Added Bryant, "I just really gravitated toward basketball. Part of it was growing up in the northwest--the first time you play soccer in the pouring down rain and freezing weather, you kind of realize 'Oh, maybe an indoor sport is best for me.'"
For Bryant, it was all about the analysis, even at a young age. Oh, and Dr. J. She loved Dr. J, according to her dad. That part is important.
"I guess I sort of realized I could be a leader in fourth or fifth grade, even a coach on the floor," she said. "I was the top scorer on my teams and obsessed with the x's and o's. I'd diagram plays when I was laying in bed at night."
It was reinforced yet again when Bryant was the top high school recruit in Washington. She played on AAU teams and the like--"back then, it wasn't what it is now"--and, without realizing it, started to build a network of people.
"Everyone knew who Karen was," said Mike. "She was always extroverted and friendly, and added with the basketball... people remembered her."
That also meant that everyone knew about her season-ending foot injury in her senior year of high school. It affected her mind ("I always thought 'Should I have signed with someone sooner? I was depressed.'") as well as her scholarship options at big schools, so she went to play at Green River Community College, then Seattle University. It was then that Bryant got a taste of what it'd be like to work as hard as possible for a dream.
"I had decided to not play anymore (after Seattle University)," she said. "I felt sort of resolved after that, and I liked going to school there, so I was just going to take my scholarship and get my degree. Shortly after, an assistant coach from the University of Washington who'd recruited me in high school and kept tabs on me through my injury contacted me and told me that there was a scholarship available. They couldn't offer it to me outright, but if I made the team it was mine."
So Bryant the leader, Bryant the extrovert, had to redshirt a season after walking onto the UW Women's Basketball team. But the scholarship was hers, and she was able to play her senior season.

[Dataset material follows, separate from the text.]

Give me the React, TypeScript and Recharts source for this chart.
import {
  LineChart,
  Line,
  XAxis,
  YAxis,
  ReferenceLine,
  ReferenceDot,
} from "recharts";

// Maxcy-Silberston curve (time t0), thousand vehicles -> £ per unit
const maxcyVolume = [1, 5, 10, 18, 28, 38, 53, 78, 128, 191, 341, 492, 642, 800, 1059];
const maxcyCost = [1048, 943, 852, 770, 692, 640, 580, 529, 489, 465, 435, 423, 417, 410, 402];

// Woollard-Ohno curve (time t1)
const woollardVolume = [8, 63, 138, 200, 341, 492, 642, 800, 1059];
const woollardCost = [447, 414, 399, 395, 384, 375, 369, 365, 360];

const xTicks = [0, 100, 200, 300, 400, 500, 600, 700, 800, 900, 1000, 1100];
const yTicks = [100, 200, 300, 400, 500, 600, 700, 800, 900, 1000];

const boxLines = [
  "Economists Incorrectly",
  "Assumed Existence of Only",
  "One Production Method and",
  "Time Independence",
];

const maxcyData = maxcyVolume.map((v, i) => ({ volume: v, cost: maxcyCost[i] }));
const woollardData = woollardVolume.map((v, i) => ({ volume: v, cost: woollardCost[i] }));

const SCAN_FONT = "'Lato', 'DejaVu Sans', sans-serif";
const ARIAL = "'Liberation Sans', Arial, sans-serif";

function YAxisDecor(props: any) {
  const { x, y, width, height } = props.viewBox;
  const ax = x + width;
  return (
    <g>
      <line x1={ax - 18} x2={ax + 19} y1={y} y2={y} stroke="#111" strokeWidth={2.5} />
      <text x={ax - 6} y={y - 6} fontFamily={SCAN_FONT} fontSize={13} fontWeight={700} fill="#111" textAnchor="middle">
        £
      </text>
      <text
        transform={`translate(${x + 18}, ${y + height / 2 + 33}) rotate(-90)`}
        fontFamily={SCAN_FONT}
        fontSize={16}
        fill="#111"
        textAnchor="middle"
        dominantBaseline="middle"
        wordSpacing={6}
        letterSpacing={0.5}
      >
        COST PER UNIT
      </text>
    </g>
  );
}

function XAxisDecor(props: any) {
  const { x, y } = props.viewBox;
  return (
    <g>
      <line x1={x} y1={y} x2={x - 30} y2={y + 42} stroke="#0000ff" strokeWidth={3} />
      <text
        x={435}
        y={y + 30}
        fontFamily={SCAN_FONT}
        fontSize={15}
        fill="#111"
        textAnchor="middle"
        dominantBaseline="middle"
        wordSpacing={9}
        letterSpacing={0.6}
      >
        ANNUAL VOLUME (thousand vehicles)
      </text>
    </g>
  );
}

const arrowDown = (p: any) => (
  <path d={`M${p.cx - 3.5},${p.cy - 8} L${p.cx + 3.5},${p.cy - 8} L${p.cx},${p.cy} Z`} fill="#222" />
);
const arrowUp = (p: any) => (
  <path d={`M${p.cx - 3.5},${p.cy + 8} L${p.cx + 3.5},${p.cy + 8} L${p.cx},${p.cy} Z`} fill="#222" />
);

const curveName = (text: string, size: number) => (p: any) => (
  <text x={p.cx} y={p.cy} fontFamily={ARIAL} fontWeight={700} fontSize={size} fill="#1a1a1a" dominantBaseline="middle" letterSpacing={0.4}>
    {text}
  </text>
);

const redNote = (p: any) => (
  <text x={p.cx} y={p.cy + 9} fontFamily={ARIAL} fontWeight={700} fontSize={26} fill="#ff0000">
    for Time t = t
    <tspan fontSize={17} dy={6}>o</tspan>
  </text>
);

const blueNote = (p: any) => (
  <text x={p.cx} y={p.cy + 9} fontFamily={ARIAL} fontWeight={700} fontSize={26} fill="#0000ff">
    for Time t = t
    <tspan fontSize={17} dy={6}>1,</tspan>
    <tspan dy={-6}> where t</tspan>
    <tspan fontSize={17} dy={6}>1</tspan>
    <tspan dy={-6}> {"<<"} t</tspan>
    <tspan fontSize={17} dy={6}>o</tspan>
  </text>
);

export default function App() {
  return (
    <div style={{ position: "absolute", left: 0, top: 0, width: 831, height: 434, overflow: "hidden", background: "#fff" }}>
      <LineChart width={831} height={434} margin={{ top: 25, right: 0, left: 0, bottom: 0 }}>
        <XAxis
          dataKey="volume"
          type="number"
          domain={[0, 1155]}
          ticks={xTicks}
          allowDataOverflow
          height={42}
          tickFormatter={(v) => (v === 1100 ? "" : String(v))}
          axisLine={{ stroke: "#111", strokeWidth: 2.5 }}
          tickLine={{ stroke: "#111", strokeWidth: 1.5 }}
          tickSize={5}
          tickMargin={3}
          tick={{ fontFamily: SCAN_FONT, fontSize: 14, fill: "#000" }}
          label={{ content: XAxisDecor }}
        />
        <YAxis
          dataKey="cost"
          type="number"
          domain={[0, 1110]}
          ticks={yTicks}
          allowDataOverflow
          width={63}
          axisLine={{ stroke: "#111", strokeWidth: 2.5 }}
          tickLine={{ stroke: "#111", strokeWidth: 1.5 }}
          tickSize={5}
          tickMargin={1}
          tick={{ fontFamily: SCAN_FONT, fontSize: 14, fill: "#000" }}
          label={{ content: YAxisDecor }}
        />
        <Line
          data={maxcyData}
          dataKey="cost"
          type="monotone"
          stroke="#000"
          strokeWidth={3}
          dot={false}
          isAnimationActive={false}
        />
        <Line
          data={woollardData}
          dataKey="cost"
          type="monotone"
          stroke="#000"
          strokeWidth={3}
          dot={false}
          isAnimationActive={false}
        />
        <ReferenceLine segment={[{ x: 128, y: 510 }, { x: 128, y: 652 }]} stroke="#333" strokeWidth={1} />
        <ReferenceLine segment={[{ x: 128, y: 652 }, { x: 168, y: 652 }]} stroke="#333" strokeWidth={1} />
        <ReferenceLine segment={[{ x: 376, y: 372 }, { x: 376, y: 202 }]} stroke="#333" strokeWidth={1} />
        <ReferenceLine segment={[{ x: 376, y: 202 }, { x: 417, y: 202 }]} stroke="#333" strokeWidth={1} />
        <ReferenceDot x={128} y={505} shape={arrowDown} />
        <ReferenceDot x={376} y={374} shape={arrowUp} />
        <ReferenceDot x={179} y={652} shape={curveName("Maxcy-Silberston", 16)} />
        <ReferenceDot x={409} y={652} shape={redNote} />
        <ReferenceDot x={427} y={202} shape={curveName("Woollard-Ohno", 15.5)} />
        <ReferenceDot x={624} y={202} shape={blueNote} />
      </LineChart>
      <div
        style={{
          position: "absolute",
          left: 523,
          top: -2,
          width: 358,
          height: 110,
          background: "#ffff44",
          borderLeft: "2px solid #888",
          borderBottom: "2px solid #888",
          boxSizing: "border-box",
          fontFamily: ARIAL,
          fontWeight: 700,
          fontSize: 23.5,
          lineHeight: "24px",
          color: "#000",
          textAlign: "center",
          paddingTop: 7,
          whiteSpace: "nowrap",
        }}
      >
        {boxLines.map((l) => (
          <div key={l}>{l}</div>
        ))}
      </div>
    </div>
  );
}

"In a lot of ways I wouldn't trade it for anything," she said. "I had grown up watching UW and going to their games, but I also like to say to people that I had three basketball families. I had my high school basketball family, my AAU family, and all my college families.'"

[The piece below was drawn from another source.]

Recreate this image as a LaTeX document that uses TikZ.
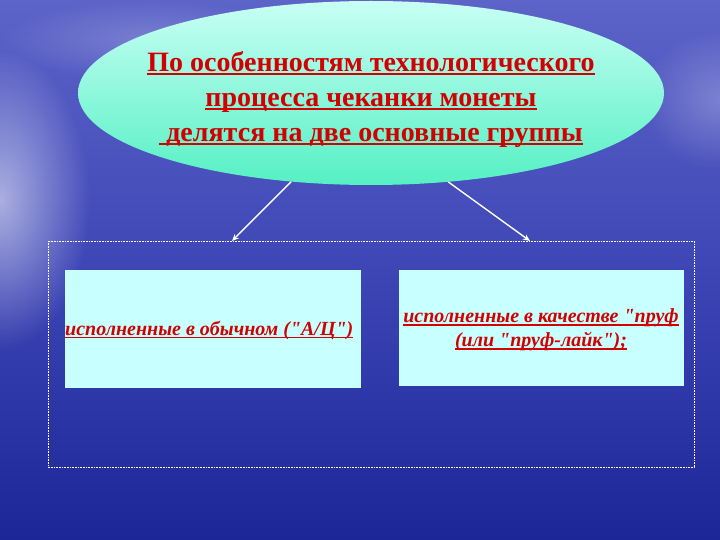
\documentclass[tikz,border=0pt]{standalone}
\usepackage{fontspec}
\setmainfont{Liberation Serif}[Ligatures=TeXOff]
\newcommand\myul[1]{\setbox0\hbox{#1}\rlap{\color{txtred}\rule[-3pt]{\wd0}{1.5pt}}\box0}
\usetikzlibrary{shapes.geometric,arrows.meta,fadings}
\definecolor{bgtop}{RGB}{92,100,200}
\definecolor{bgmid}{RGB}{62,70,182}
\definecolor{bgbot}{RGB}{28,38,150}
\definecolor{elltop}{RGB}{200,255,245}
\definecolor{ellbot}{RGB}{85,240,195}
\definecolor{boxfill}{RGB}{200,255,255}
\definecolor{txtred}{RGB}{210,0,0}
\tikzfading[name=glow, inner color=transparent!0, outer color=transparent!100]
\tikzset{
  titletext/.style={font=\fontsize{28}{35}\selectfont\bfseries\color{txtred}, text=txtred, align=center},
  boxtext/.style={font=\fontsize{20}{24}\selectfont\bfseries\itshape\color{txtred}, text=txtred, align=center},
  greenbox/.style={fill=boxfill, draw=none, inner sep=0pt},
  arrowline/.style={draw=white, line width=1.4pt, -{Stealth[length=7pt,width=6pt]}},
}
\begin{document}
\begin{tikzpicture}[x=1pt,y=-1pt]
\useasboundingbox (0,0) rectangle (720,540);
% background
\shade[top color=bgtop, bottom color=bgbot, middle color=bgmid] (0,0) rectangle (720,540);
\fill[white, opacity=0.55, path fading=glow] (0,200) ellipse [x radius=90, y radius=150];
\fill[white, opacity=0.25, path fading=glow] (720,100) ellipse [x radius=80, y radius=70];
\fill[white, opacity=0.2, path fading=glow] (150,40) ellipse [x radius=150, y radius=40];
% ellipse
\node[ellipse, minimum width=586pt, minimum height=184pt, inner sep=0pt,
      top color=elltop, bottom color=ellbot, draw=none] (e) at (371,93) {};
\node[titletext] (t) at (371,100) {\myul{По особенностям технологического}\\
\myul{процесса чеканки монеты}\\
\myul{\ делятся на две основные группы}};
% dotted frame
\draw[white, densely dotted, line width=0.6pt] (48,241) rectangle (694,467);
\coordinate (a1) at (232,241);
\coordinate (a2) at (530,241);
\draw[arrowline] (e.228) -- (a1);
\draw[arrowline] (e.311) -- (a2);
% boxes
\node[greenbox, minimum width=296pt, minimum height=118pt] (b1) at (213,329) {};
\node[greenbox, minimum width=285pt, minimum height=116pt] (b2) at (541.5,328) {};
\node[boxtext, anchor=west, inner sep=0pt] (l1) at (65,330) {\myul{исполненные в обычном ("А/Ц")}};
\node[boxtext] (l2) at (541,330) {\myul{исполненные в качестве "пруф}\\\myul{(или "пруф-лайк");}};
\end{tikzpicture}
\end{document}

That extensive network caught the ears of some very important people with plans to expand women's basketball. They wanted to call it the American Basketball League, or ABL, and play alongside the NBA season. It would be a standalone operation that emphasized grassroots marketing and a sense of community through--a business plan that Bryant would be perfect at spreading the word about, as she had limbs in every Seattle basketball community.
"I originally started out as kind of a volunteer, just helping (the ABL) spread the word about what we were trying to do," she said. "Early on they realized how extensive my network was. Regardless of what level you played or what town you were from, my network was people who had a passion for women's basketball. And I was sort of able to convene everybody around that."
The ABL's plan quickly adapted to include Bryant as more than just a volunteer.
"I still have the pink phone message slip," she said. "I was out of the office and my coworker took down the message from Steve Hams. It said 'ABL' and had a phone number. I called him and he basically explained: They were starting a women's pro basketball league and vetting different cities that they were looking to put a team in for their inaugural season in 1996, that Seattle was on the list, that he was coming up to Seattle for an initial site visit, that he'd gotten my name from a few people and that I had come up in a few different circles and he wanted to meet me, and ultimately asked if I wanted to get involved."
According to various publications about the creation of the league, there was a lot of excitement surrounding its inception. Here was a chance for the girls to compete with the boys for television coverage--eight different cities would have the chance to be a part of women's sports history. They'd host members of the 1996 Women's Olympic Basketball team, who in turn would provide a high level of competition and play.
"It started as me helping connect them to people, but ultimately led to Seattle getting picked for a team and me getting hired," Bryant said. "I think it was clear I had passion and connections. I had never worked in pro women's basketball--nobody had."
Bryant said at some level she'd realized she was a part of history, but most of her emotional reaction was about excitement and total enthusiasm about having the chance to work in women's basketball in her hometown.
"And then, very quickly, it turned into 'Oh, sh** ... we have SO much to do,'" she said.
The ABL launched in October. Bryant had been hired in May. That meant that after everything had been cleared and approved for the launch and everyone involved had taken a small breath, they had four and a half months to create a professional basketball team--they hadn't even gotten office space yet.
"It was really critical for the ABL season to launch prior to the NBA," Bryant said. "We were underdogs, and that just fueled everything we did." Her voice rose. "This sense of urgency, responsibility, stewardship, community...I think back on it and it's kind of a blur. I just remember never sleeping and working insane hours. I had the time of my life. I was 28 years old when I was hired. It was pretty cool."
Bryant wanted her team to be full of people as passionate and resilient as she. She laughed when she talks about how grossly underpaid everyone was in contrast to how good at their jobs they were.
"You had these people that were amazing at what they do, but they were making entry-level money," she said. "It didn't matter, because we were all so passionate. We all had the underdog, can-do mentality."
They were going to be the Seattle Reign, and they were going to be unlike every prior failed attempt to start a professional women's basketball league. For that, they needed the entire city of Seattle to jump on board.
"We started out our marketing with higher-level messaging about what it all meant," Bryant said. "We were thinking about the big picture--growing the sport of women's basketball."